Since the third-person singular copula is often not required in Latin sentences, have you given any thought to allowing something like the following?

Marcus is an American young man. Marcus iuvenis Americanus.

There are some good opportunities to teach something about pragmatics in Latin based on constituent order, though I imagine that would have to be supplemental.

October 10, 2019



This is covered in this post addressed to those with previous Latin experience (which really should be stickied imo). In short, it's not going to happen, at least for the moment:

This course is not for experienced Latinists to learn the language, it's for beginners. New learners will omit verbs, nouns, and adjectives on accident all the time, and we have to ease them into the natural language later on.

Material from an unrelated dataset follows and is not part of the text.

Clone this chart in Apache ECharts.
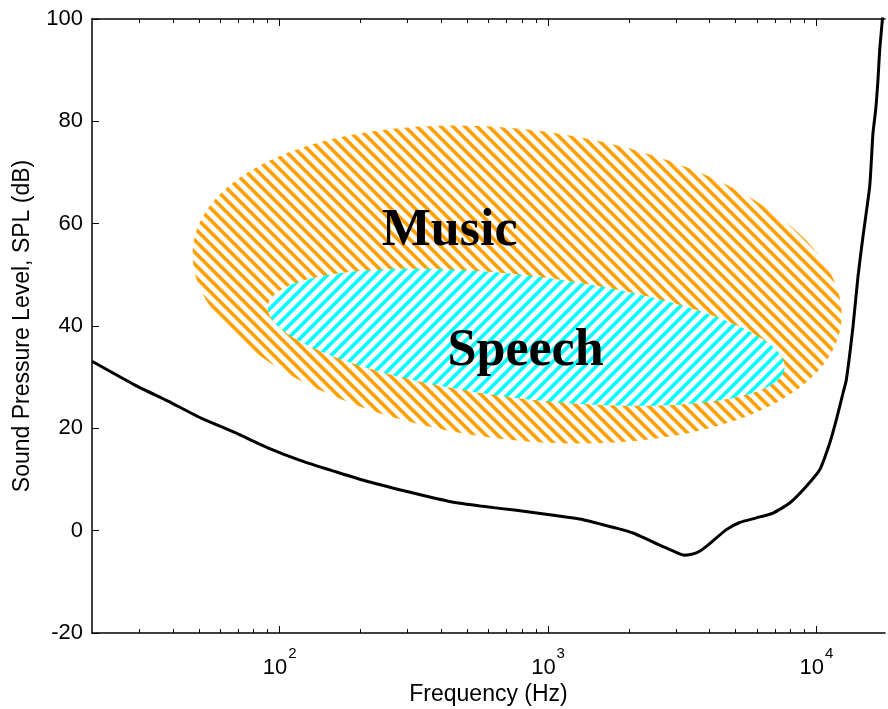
<!DOCTYPE html>
<html><head><meta charset="utf-8">
<script src="https://cdn.jsdelivr.net/npm/echarts@6/dist/echarts.min.js"></script>
<style>html,body{margin:0;padding:0;background:#fff}#c{width:888px;height:709px}</style>
</head><body><div id="c"></div>
<script>
// ---- data ----
const freqHz = [20, 28.8, 38.4, 51, 68, 90.4, 120, 160, 213, 323, 430, 571, 762, 1014, 1350, 1796, 2070, 2390, 2570, 2900, 3228, 3568, 3889, 4617, 5176, 5970, 6887, 7943, 9172, 10278, 11200, 11860, 12556, 12920, 13680, 14280, 14860, 15787, 16020, 16236, 16620, 16945, 17200, 17600, 17900];
const thresholdDb = [33.1, 28.5, 25.3, 22.0, 19.2, 16.2, 13.7, 11.6, 9.6, 7.2, 5.7, 4.75, 3.97, 3.1, 2.15, 0.5, -0.45, -1.9, -2.7, -3.9, -4.8, -4.36, -3.07, 0.2, 1.6, 2.5, 3.45, 5.4, 8.7, 11.9, 17.1, 21.7, 26.9, 29.5, 39.9, 49.7, 57.0, 67.3, 72.5, 77.7, 82.3, 88.1, 94.0, 99.9, 105];
const yTicks = [-20, 0, 20, 40, 60, 80, 100];
const xMajorTicks = [100, 1000, 10000];
const xMinorTicks = [30, 40, 50, 60, 70, 80, 90, 200, 300, 400, 500, 600, 700, 800, 900, 2000, 3000, 4000, 5000, 6000, 7000, 8000, 9000];
const xMajorLabels = ['{b|10}{s|2}', '{b|10}{s|3}', '{b|10}{s|4}'];
// ellipse regions: [centre f, centre dB, right-extreme f, right-extreme dB, f above centre, top dB]
const musicRegion = [767, 48.1, 12410, 42.2, 767, 78.6];
const speechRegion = [829, 37.8, 7611, 32.05, 829, 49.9];
const regionNames = ['Music', 'Speech'];
const regionLabelFreq = [430, 825];
const regionLabelDb = [58.4, 35.0];

function makeStripes(rgb, dir, period, duty) {
  const P = period, cv = document.createElement('canvas');
  cv.width = P; cv.height = P;
  const ctx = cv.getContext('2d');
  const img = ctx.createImageData(P, P);
  const N = 6;
  for (let y = 0; y < P; y++) for (let x = 0; x < P; x++) {
    let hit = 0;
    for (let j = 0; j < N; j++) for (let i = 0; i < N; i++) {
      const sx = x + (i + 0.5) / N, sy = y + (j + 0.5) / N;
      let s = dir > 0 ? sx + sy : sx - sy;
      s = ((s % P) + P) % P;
      if (s < duty * P) hit++;
    }
    const a = hit / (N * N), k = (y * P + x) * 4;
    img.data[k] = Math.round(255 * (1 - a) + rgb[0] * a);
    img.data[k + 1] = Math.round(255 * (1 - a) + rgb[1] * a);
    img.data[k + 2] = Math.round(255 * (1 - a) + rgb[2] * a);
    img.data[k + 3] = 255;
  }
  ctx.putImageData(img, 0, 0);
  return cv;
}
const orangePattern = makeStripes([255, 160, 0], -1, 12, 0.42);
const cyanPattern = makeStripes([0, 255, 255], 1, 12, 0.42);

function regionRenderer(pattern) {
  return function (params, api) {
    const c = api.coord([api.value(0), api.value(1)]);
    const r = api.coord([api.value(2), api.value(3)]);
    const t = api.coord([api.value(4), api.value(5)]);
    const ux = r[0] - c[0], uy = r[1] - c[1], vx = t[0] - c[0], vy = t[1] - c[1];
    const pts = [];
    for (let i = 0; i < 160; i++) {
      const a = i / 160 * Math.PI * 2;
      pts.push([c[0] + Math.cos(a) * ux + Math.sin(a) * vx, c[1] + Math.cos(a) * uy + Math.sin(a) * vy]);
    }
    return { type: 'polygon', shape: { points: pts }, style: { fill: { image: pattern, repeat: 'repeat' }, stroke: null } };
  };
}

const chart = echarts.init(document.getElementById('c'), null, { renderer: 'canvas' });
const axisColor = '#000';
const xMin = 20, xMax = 18000;
function xAxisDef(pos, ticks, len, withLine, withLabel) {
  return {
    type: 'log', logBase: 10, min: xMin, max: xMax, position: pos,
    axisLine: { show: withLine, onZero: false, lineStyle: { color: axisColor, width: 1.5 } },
    axisTick: { show: true, inside: true, length: len, customValues: ticks, lineStyle: { color: axisColor, width: 1 } },
    axisLabel: withLabel ? {
      show: true, customValues: xMajorTicks, margin: 13, color: '#000',
      fontFamily: 'Liberation Sans, Arial', fontSize: 22,
      formatter: function (v) { const i = xMajorTicks.indexOf(Math.round(v)); return i >= 0 ? xMajorLabels[i] : ''; },
      rich: {
        b: { fontSize: 22, fontFamily: 'Liberation Sans, Arial', color: '#000', verticalAlign: 'bottom' },
        s: { fontSize: 15, fontFamily: 'Liberation Sans, Arial', color: '#000', verticalAlign: 'top', padding: [0, 0, 18, 1] }
      }
    } : { show: false },
    splitLine: { show: false }, minorTick: { show: false }, minorSplitLine: { show: false },
    name: withLabel ? 'Frequency (Hz)' : '', nameLocation: 'middle', nameGap: 50, nameMoveOverlap: false,
    nameTextStyle: { fontFamily: 'Liberation Sans, Arial', fontSize: 23, color: '#000' }
  };
}

chart.setOption({
  animation: false,
  backgroundColor: '#fff',
  grid: { left: 92, right: 3, top: 19, bottom: 76, containLabel: false, outerBoundsMode: 'none' },
  xAxis: [
    xAxisDef('bottom', xMajorTicks, 7, true, true),
    xAxisDef('bottom', xMinorTicks, 4, false, false),
    xAxisDef('top', xMajorTicks, 7, true, false),
    xAxisDef('top', xMinorTicks, 4, false, false)
  ],
  yAxis: {
    type: 'value', min: -20, max: 100, interval: 20,
    axisLine: { show: true, onZero: false, lineStyle: { color: axisColor, width: 1.5 } },
    axisTick: { show: true, inside: true, length: 7, customValues: yTicks, lineStyle: { color: axisColor, width: 1 } },
    axisLabel: { customValues: yTicks, margin: 9, color: '#000', fontFamily: 'Liberation Sans, Arial', fontSize: 22 },
    splitLine: { show: false },
    name: 'Sound Pressure Level, SPL (dB)', nameLocation: 'middle', nameGap: 58, nameMoveOverlap: false,
    nameTextStyle: { fontFamily: 'Liberation Sans, Arial', fontSize: 23, color: '#000' }
  },
  series: [
    { type: 'custom', name: 'Music', xAxisIndex: 0, renderItem: regionRenderer(orangePattern), data: [musicRegion], z: 1, silent: true },
    { type: 'custom', name: 'Speech', xAxisIndex: 0, renderItem: regionRenderer(cyanPattern), data: [speechRegion], z: 2, silent: true },
    {
      type: 'custom', name: 'labels', xAxisIndex: 0, z: 3, silent: true,
      data: regionNames.map((n, i) => [regionLabelFreq[i], regionLabelDb[i], i]),
      renderItem: function (params, api) {
        const p = api.coord([api.value(0), api.value(1)]);
        return { type: 'text', x: p[0], y: p[1], style: { text: regionNames[api.value(2)], font: 'bold 52px "Liberation Serif", "Times New Roman", serif', fill: '#000', align: 'center', verticalAlign: 'middle' } };
      }
    },
    {
      type: 'line', name: 'threshold', xAxisIndex: 0, z: 4, showSymbol: false, smooth: 0.2, clip: true,
      data: freqHz.map((f, i) => [f, thresholdDb[i]]),
      lineStyle: { color: '#000', width: 3 }
    }
  ]
});
</script></body></html>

(I think this is inconsistent with the courses for other copula-optional languages, though)


Thanks for the link (and response). I'm surprised that is considered an advanced concept. I don't teach Latin, but I teach Hellenistic Greek and that concept is covered in the first-year course--however, students are being taught how to read (Hellenistic) Greek rather than conversational Greek. Maybe someday in the future!


I've taught Latin for fourteen years. Our textbook doesn't cover copula deletion until the third book. Some textbooks do, some don't.

I tried it with my students and most didn't understand. It's not the easiest concept for middle-schoolers. The course it meant to be accessible to all learners and Duolingo definitely wants us to consider the education market when making the course.

Colin brought up the idea and I agree with him.


I read the review by a new learner who had taken everything in this course to level 5 the golden tree. And they said that having done so they were able to go back to the first few pages of LLPSI and read them with confidence. That really is what this introduction is about. It's prolly more helpful to point out the difference with est with a short vowel and est with a long vowel. So Marcus iuvenem americanum est would mean that Marcus is a cannibal. Because that is more the level of confusion that a beginner has. But copulae and pragmatics, yeah some students respond better to that style of teaching grammar first. Lucky that we have so many choices these days.


I confess that I had my student base in mind when asking the question. A number of my students have expressed interest in learning Latin (classical then extended into Neo-Latin), but we have never had the numbers to warrant hiring adjunct faculty to make it happen. Despite being surrounded by universities, there simply isn't much Latin being taught here and I have had nowhere to send these eager students, so when Duolingo introduced this beta I was thrilled.


The standard that say Divines, or Seminarians get to in ancient languages when they already have a full curriculum of studies tends to be more about the idea of studying a language. Duolingo is a nice way for people to drill without a teacher. What we used to call language labs. LLPSI is a good follow on. But unless they have natural ability or are highly motivated it might be a bit much for them to take on Latin as well as whatever they are actually studying. But kids eh. Eyes bigger than my mouth is what mumsie would have said. All the best.